The role of data exploration analysis is based on the use of objectives achieved as above. After formatting the data, the performed analysis indicates patterns and trends that help to take the proper actions required to meet the expected goals of the business. As we expect specific tasks to be done by any executive in a particular job position, it is expected that proper EDA will fully provide answers to queries related to a particular business decision. As data science involves building models for prediction, they require optimum data features to be considered by the model. Thus, EDA ensures that the correct ingredients in patterns and trends are made available for training the model to achieve the correct outcome, like a successful recipe. Therefore, carrying out the right EDA with the correct tool based on befitting data will help achieve the expected goal.

Unlock your potential with the best CBAP online course, designed to elevate your business analysis skills. Enroll now and embark on your path to success!

## Conclusion

In this article, we have understood the basics and importance of EDA (Exploratory Data Analysis), its role in data science, and its key objectives. We discussed the different types of EDA analysis and its tools, along with a brief comparison of graphical vs. non-graphical EDA. We learned a step-by-step example of an EDA for the healthcare field.

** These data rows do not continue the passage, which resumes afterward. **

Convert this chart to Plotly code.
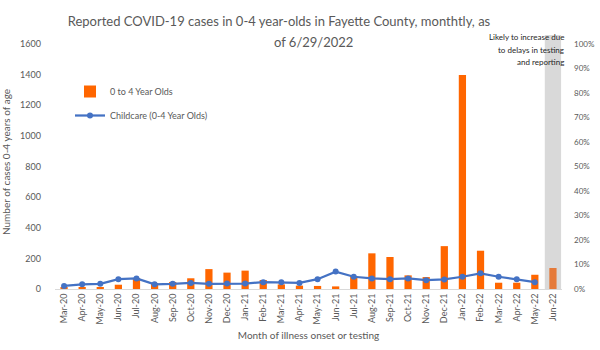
import plotly.graph_objects as go

months = ["Mar-20", "Apr-20", "May-20", "Jun-20", "Jul-20", "Aug-20", "Sep-20", "Oct-20",
          "Nov-20", "Dec-20", "Jan-21", "Feb-21", "Mar-21", "Apr-21", "May-21", "Jun-21",
          "Jul-21", "Aug-21", "Sep-21", "Oct-21", "Nov-21", "Dec-21", "Jan-22", "Feb-22",
          "Mar-22", "Apr-22", "May-22", "Jun-22"]
cases_0_4 = [8, 8, 13, 28, 72, 39, 46, 70, 130, 107, 120, 59, 30, 22, 20, 17,
             85, 233, 209, 89, 78, 280, 1398, 250, 41, 41, 93, 137]
childcare_pct = [0.0125, 0.019, 0.021, 0.040, 0.043, 0.019, 0.021, 0.025, 0.021, 0.022,
                 0.022, 0.028, 0.028, 0.025, 0.040, 0.071, 0.050, 0.043, 0.040, 0.043,
                 0.036, 0.039, 0.050, 0.064, 0.050, 0.040, 0.028, None]
pending_month = "Jun-22"
note_lines = ["Likely to increase due", "to delays in testing", "and reporting"]
left_ticks = [0, 200, 400, 600, 800, 1000, 1200, 1400, 1600]
right_ticks = [0, 0.1, 0.2, 0.3, 0.4, 0.5, 0.6, 0.7, 0.8, 0.9, 1.0]

ORANGE = "#FF6600"
MUTED = "#E57A3A"
BLUE = "#4472C4"
GREY_TXT = "#595959"
FONT = "Lato"

bar_colors = [MUTED if m == pending_month else ORANGE for m in months]

LEFT_MAX = 1659
RIGHT_MAX = LEFT_MAX / 1600

fig = go.Figure()
fig.add_trace(go.Bar(
    x=months, y=cases_0_4, name="0 to 4 Year Olds",
    marker=dict(color=bar_colors, line=dict(width=0)),
    width=0.4, legendgroup="a", yaxis="y",
))
fig.add_trace(go.Scatter(
    x=months, y=childcare_pct, name="Childcare (0-4 Year Olds)",
    mode="lines+markers", line=dict(color=BLUE, width=2.25),
    marker=dict(color=BLUE, size=6), legendgroup="b", yaxis="y2",
))

fig.add_shape(type="rect", xref="x", yref="paper",
              x0=pending_month, x1=pending_month, x0shift=-0.45, x1shift=0.45,
              y0=0, y1=1, fillcolor="#D9D9D9", line=dict(width=0), layer="below")

annotations = [
    dict(text="of 6/29/2022", xref="paper", yref="paper",
         x=(313 - 55) / 507, y=(289 - 42) / 254, xanchor="center", yanchor="middle",
         showarrow=False, font=dict(family=FONT, size=13, color=GREY_TXT)),
]
for i, line in enumerate(note_lines):
    annotations.append(dict(
        text=line, xref="paper", yref="paper", x=(566 - 55) / 507,
        y=(289 - (37 + 12.5 * i)) / 254, xanchor="right", yanchor="middle",
        showarrow=False, font=dict(family=FONT, size=8, color="#262626")))

fig.update_layout(
    width=600, height=350,
    margin=dict(l=55, r=38, t=35, b=61),
    paper_bgcolor="white", plot_bgcolor="white",
    font=dict(family=FONT, color=GREY_TXT, size=9),
    title=dict(text="Reported COVID-19 cases in 0-4 year-olds in Fayette County, monthtly, as",
               x=279 / 600, xanchor="center", y=1 - 21 / 350, yanchor="middle",
               font=dict(family=FONT, size=13, color=GREY_TXT)),
    showlegend=True,
    legend=dict(x=(70 - 55) / 507, y=(289 - 77) / 254, xanchor="left", yanchor="top",
                bgcolor="rgba(0,0,0,0)", font=dict(size=9, color=GREY_TXT),
                tracegroupgap=5, traceorder="grouped", itemwidth=30),
    bargap=0.5,
    xaxis=dict(type="category", categoryorder="array", categoryarray=months,
               range=[-0.5, len(months) - 0.5],
               tickangle=-90, showline=True, linecolor="#D9D9D9", linewidth=1,
               showgrid=False, ticks="", tickfont=dict(size=9, color=GREY_TXT),
               automargin=False,
               title=dict(text="Month of illness onset or testing", standoff=8,
                          font=dict(size=10, color=GREY_TXT))),
    yaxis=dict(range=[0, LEFT_MAX], tickvals=left_ticks, showgrid=False, zeroline=False,
               showline=False, ticks="", tickfont=dict(size=9, color=GREY_TXT),
               ticklabelstandoff=13, automargin=False,
               title=dict(text="Number of cases 0-4 years of age", standoff=10,
                          font=dict(size=10, color=GREY_TXT))),
    yaxis2=dict(range=[0, RIGHT_MAX], tickvals=right_ticks, tickformat=".0%",
                overlaying="y", side="right", showgrid=False, zeroline=False,
                showline=False, ticks="", tickfont=dict(size=8, color=GREY_TXT),
                ticklabelstandoff=11, automargin=False),
    annotations=annotations,
)

fig.write_html("out.html")
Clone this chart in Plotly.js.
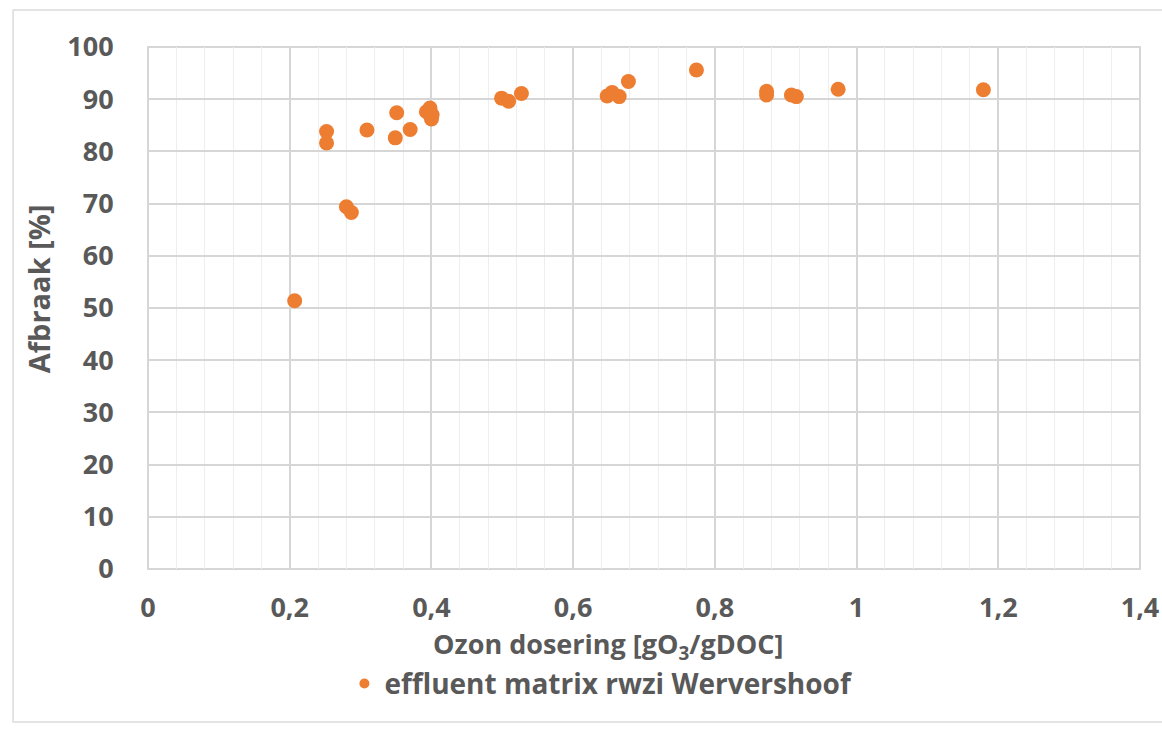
<!DOCTYPE html>
<html>
<head>
<meta charset="utf-8">
<script src="https://cdn.plot.ly/plotly-3.0.1.min.js"></script>
<style>html,body{margin:0;padding:0;background:#fff;}#chart{width:1162px;height:731px;}</style>
</head>
<body>
<div id="chart"></div>
<script>
const seriesName = "effluent matrix rwzi Wervershoof";
const ozonDose = [0.207, 0.252, 0.252, 0.280, 0.287, 0.309, 0.349, 0.351, 0.370, 0.393, 0.398, 0.401, 0.400,
                  0.499, 0.509, 0.527, 0.648, 0.655, 0.665, 0.678, 0.774, 0.873, 0.873, 0.908, 0.915, 0.974, 1.179];
const afbraak = [51.4, 83.8, 81.6, 69.4, 68.3, 84.1, 82.6, 87.4, 84.2, 87.6, 88.3, 87.0, 86.2,
                 90.2, 89.6, 91.1, 90.6, 91.3, 90.5, 93.4, 95.6, 91.5, 90.8, 90.8, 90.5, 91.9, 91.8];
const xTickVals = [0, 0.2, 0.4, 0.6, 0.8, 1, 1.2, 1.4];
const xTickText = ["0", "0,2", "0,4", "0,6", "0,8", "1", "1,2", "1,4"];
const yTickVals = [0, 10, 20, 30, 40, 50, 60, 70, 80, 90, 100];
const xTitle = "Ozon dosering [gO<sub>3</sub>/gDOC]";
const yTitle = "Afbraak [%]";

const grey = "#595959";
const orange = "#ED7D31";
const fontFam = "'Open Sans', 'Noto Sans', sans-serif";

const trace = {
  type: "scatter", mode: "markers", name: seriesName,
  x: ozonDose, y: afbraak,
  marker: {size: 15, color: orange},
  showlegend: false
};
// legend entry only (smaller symbol as in the reference)
const legendTrace = {
  type: "scatter", mode: "markers", name: seriesName,
  x: [null], y: [null],
  marker: {size: 10, color: orange},
  showlegend: true, hoverinfo: "skip"
};

const layout = {
  width: 1162, height: 731,
  margin: {l: 148, r: 22, t: 47, b: 162},
  paper_bgcolor: "#fff", plot_bgcolor: "#fff",
  font: {family: fontFam, color: grey},
  showlegend: true,
  legend: {orientation: "h", x: 0.198, xanchor: "left", y: -0.220, yanchor: "middle",
           itemwidth: 30,
           font: {size: 28, color: grey, family: fontFam, weight: "bold"}},
  xaxis: {
    range: [0, 1.4], tickvals: xTickVals, ticktext: xTickText,
    showgrid: true, gridcolor: "#d6d6d6", gridwidth: 2,
    minor: {dtick: 0.04, showgrid: true, gridcolor: "#eeeeee", gridwidth: 1, ticks: ""},
    zeroline: false, showline: false,
    ticks: "outside", ticklen: 15, tickcolor: "rgba(0,0,0,0)",
    tickfont: {size: 27, family: fontFam, color: grey, weight: "bold"}
  },
  yaxis: {
    range: [0, 100], tickvals: yTickVals,
    showgrid: true, gridcolor: "#d6d6d6", gridwidth: 2,
    zeroline: false, showline: false,
    ticks: "outside", ticklen: 28, tickcolor: "rgba(0,0,0,0)",
    tickfont: {size: 27, family: fontFam, color: grey, weight: "bold"}
  },
  shapes: [
    {type: "rect", xref: "paper", yref: "paper", x0: 0, x1: 1, y0: 0, y1: 1,
     line: {color: "#d6d6d6", width: 2}, layer: "below"},
    {type: "rect", xref: "paper", yref: "paper", x0: -0.136, x1: 1.06, y0: -0.293, y1: 1.0709,
     line: {color: "#dcdcdc", width: 1.5}}
  ],
  annotations: [
    {text: xTitle, xref: "paper", yref: "paper", x: 0.4637, y: -0.147, xanchor: "center", yanchor: "middle",
     showarrow: false, font: {size: 27, family: fontFam, color: grey, weight: "bold"}},
    {text: yTitle, xref: "paper", yref: "paper", x: -0.1109, y: 0.538, xanchor: "center", yanchor: "middle",
     textangle: -90, showarrow: false, font: {size: 29, family: fontFam, color: grey, weight: "bold"}}
  ]
};

Plotly.newPlot("chart", [trace, legendTrace], layout, {displayModeBar: false, staticPlot: true});
</script>
</body>
</html>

Some key takeaways from this article are:

- EDA is subjective as it summarizes the features and characteristics of a dataset. So, depending on the project, data scientists can choose from the various plots discussed in this article to explore the data before applying machine learning algorithms.
- Since the nature of EDA depends on the data, we can say that it is an approach instead of a defined process.
- EDA presents hidden insights from data through visualizations such as graphs and plots.
- Graphical and non-graphical statistical methods can be used to perform EDA.
- Univariate analysis is simpler than multivariate analysis.
- The success of any EDA will depend on the quality and quantity of data, the choice of tools and visualization, and its proper interpretation by a data scientist.
- EDA is crucial in AI-driven businesses such as retail, e-commerce, banking and finance, agriculture, healthcare, and so on.